Your task is to repeat the lines from the line with "Write a Python" to the line with "return (x - L)", both ends included, and nothing else. Pictures stay out of the copy.

• _Supplied records_:

---

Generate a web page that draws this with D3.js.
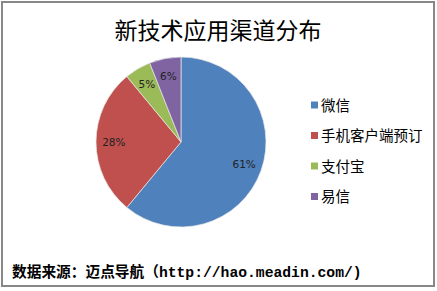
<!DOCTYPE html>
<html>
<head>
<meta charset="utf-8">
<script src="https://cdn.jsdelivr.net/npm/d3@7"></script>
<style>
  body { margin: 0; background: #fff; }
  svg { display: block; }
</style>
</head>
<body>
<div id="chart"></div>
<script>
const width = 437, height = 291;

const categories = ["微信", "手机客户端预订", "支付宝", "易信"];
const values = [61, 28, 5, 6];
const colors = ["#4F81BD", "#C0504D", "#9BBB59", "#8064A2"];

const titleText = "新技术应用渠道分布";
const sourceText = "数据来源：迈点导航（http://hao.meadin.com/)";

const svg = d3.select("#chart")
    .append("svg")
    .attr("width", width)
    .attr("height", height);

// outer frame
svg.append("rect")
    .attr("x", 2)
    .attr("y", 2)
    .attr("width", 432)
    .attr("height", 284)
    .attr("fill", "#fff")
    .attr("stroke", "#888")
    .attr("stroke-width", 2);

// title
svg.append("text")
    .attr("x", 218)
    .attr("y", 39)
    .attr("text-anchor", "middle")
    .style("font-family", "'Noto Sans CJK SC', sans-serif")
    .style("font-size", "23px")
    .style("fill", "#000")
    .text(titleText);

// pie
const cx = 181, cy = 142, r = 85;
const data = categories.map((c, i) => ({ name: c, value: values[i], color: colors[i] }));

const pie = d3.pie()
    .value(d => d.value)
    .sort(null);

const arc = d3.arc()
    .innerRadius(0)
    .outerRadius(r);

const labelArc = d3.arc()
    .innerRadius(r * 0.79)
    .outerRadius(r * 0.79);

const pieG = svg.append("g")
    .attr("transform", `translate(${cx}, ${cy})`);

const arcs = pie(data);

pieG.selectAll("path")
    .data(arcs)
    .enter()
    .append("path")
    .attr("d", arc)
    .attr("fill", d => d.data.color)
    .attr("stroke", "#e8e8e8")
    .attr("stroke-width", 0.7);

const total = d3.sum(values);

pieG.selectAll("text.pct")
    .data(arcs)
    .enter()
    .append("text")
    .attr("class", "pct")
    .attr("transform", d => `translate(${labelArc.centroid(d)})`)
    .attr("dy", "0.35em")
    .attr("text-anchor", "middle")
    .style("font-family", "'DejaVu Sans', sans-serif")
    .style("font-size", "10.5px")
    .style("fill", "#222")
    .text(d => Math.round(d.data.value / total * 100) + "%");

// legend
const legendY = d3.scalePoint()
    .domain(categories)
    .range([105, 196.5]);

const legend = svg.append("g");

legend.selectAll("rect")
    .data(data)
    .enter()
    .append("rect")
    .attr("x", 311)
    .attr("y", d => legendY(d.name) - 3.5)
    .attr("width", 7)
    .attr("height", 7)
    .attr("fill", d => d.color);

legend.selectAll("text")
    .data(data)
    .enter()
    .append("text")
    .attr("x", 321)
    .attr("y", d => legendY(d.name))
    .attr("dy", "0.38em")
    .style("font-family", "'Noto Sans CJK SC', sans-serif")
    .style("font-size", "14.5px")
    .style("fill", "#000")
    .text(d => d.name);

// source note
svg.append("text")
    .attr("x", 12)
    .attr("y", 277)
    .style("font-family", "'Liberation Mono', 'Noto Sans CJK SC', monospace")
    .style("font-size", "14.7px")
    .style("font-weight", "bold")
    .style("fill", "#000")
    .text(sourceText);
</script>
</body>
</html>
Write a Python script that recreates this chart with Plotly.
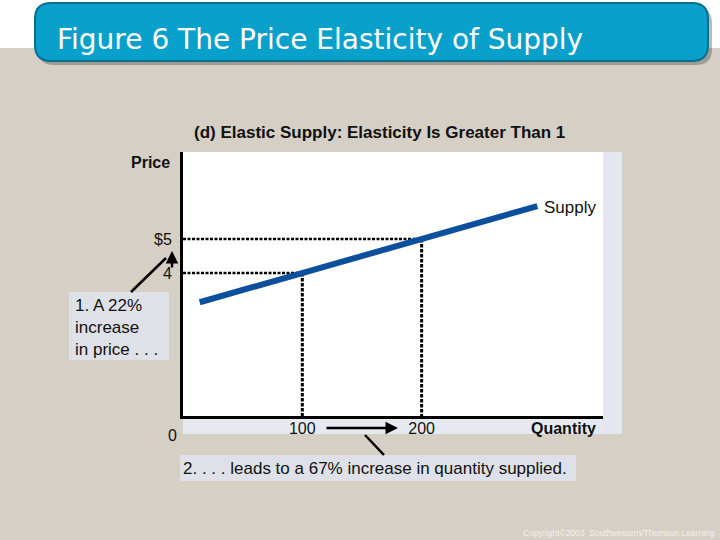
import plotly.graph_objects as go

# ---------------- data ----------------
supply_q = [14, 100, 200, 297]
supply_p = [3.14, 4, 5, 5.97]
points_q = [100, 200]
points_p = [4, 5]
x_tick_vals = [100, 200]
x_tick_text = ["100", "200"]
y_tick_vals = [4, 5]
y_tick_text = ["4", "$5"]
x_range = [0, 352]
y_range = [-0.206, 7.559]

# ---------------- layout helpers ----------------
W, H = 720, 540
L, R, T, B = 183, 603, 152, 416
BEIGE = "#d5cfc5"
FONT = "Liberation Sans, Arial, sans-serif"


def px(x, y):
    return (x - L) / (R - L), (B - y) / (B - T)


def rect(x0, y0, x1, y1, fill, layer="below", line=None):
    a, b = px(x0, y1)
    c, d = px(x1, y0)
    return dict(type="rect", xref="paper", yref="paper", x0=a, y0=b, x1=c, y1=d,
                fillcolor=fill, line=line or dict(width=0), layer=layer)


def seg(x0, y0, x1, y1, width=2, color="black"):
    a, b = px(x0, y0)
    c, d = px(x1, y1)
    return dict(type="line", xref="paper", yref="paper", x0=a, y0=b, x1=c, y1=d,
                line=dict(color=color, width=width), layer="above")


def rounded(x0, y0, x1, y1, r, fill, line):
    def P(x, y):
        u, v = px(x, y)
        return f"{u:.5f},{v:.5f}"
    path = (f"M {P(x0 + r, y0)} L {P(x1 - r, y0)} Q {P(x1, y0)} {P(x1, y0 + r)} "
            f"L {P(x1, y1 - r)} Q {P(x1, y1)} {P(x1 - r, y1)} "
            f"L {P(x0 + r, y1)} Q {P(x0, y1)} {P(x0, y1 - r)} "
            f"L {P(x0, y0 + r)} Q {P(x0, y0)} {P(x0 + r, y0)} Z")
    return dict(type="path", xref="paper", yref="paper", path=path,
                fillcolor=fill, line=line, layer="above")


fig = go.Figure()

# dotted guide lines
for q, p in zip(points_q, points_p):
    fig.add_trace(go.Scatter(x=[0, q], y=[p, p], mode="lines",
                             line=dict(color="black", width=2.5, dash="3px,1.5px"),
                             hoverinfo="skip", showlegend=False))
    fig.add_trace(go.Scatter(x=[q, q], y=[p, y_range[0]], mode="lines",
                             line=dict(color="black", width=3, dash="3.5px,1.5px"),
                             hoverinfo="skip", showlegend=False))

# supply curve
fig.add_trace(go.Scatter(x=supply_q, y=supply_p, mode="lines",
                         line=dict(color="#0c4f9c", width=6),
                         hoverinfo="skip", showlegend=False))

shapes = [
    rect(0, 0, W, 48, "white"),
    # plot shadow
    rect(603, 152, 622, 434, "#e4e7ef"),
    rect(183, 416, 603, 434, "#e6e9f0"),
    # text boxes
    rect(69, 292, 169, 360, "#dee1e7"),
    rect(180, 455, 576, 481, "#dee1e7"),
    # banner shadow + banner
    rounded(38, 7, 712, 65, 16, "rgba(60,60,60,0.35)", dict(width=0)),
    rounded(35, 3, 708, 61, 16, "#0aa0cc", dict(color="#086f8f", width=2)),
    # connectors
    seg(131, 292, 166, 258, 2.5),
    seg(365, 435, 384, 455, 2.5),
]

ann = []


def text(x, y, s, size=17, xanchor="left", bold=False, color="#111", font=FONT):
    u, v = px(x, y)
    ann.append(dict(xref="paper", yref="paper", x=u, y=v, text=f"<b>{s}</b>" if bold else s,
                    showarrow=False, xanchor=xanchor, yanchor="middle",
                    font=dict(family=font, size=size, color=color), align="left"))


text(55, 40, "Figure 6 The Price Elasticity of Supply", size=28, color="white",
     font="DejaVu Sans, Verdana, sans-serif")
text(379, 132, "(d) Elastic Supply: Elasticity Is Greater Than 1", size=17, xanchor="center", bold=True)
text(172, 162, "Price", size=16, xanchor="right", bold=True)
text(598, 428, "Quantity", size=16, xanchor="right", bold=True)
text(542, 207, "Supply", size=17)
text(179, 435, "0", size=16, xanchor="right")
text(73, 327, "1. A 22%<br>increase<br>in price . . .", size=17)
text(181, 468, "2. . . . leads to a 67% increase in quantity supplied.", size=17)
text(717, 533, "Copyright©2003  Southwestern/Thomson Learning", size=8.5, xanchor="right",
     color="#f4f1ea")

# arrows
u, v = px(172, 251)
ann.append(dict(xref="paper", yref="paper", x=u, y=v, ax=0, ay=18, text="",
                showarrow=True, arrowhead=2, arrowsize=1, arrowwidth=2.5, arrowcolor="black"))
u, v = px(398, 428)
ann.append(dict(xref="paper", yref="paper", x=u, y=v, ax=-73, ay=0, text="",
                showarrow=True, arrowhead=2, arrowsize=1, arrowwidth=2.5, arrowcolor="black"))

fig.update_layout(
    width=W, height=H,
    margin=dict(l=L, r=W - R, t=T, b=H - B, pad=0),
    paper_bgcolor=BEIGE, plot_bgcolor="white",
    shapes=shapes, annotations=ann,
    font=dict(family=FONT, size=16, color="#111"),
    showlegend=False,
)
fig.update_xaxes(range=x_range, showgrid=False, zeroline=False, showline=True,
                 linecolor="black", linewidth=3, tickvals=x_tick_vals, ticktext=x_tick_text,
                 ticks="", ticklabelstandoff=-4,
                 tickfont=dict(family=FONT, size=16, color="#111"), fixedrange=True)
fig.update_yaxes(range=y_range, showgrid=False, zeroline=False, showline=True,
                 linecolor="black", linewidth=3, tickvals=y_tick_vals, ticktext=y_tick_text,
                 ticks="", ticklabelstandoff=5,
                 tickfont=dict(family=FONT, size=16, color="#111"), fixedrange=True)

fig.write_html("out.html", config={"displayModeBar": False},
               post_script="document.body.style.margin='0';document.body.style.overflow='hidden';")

---

• _Problem solution_:
Write a Python script that recreates this chart with Plotly.
import plotly.graph_objects as go

# ---------------- data ----------------
supply_q = [14, 100, 200, 297]
supply_p = [3.14, 4, 5, 5.97]
points_q = [100, 200]
points_p = [4, 5]
x_tick_vals = [100, 200]
x_tick_text = ["100", "200"]
y_tick_vals = [4, 5]
y_tick_text = ["4", "$5"]
x_range = [0, 352]
y_range = [-0.206, 7.559]

# ---------------- layout helpers ----------------
W, H = 720, 540
L, R, T, B = 183, 603, 152, 416
BEIGE = "#d5cfc5"
FONT = "Liberation Sans, Arial, sans-serif"


def px(x, y):
    return (x - L) / (R - L), (B - y) / (B - T)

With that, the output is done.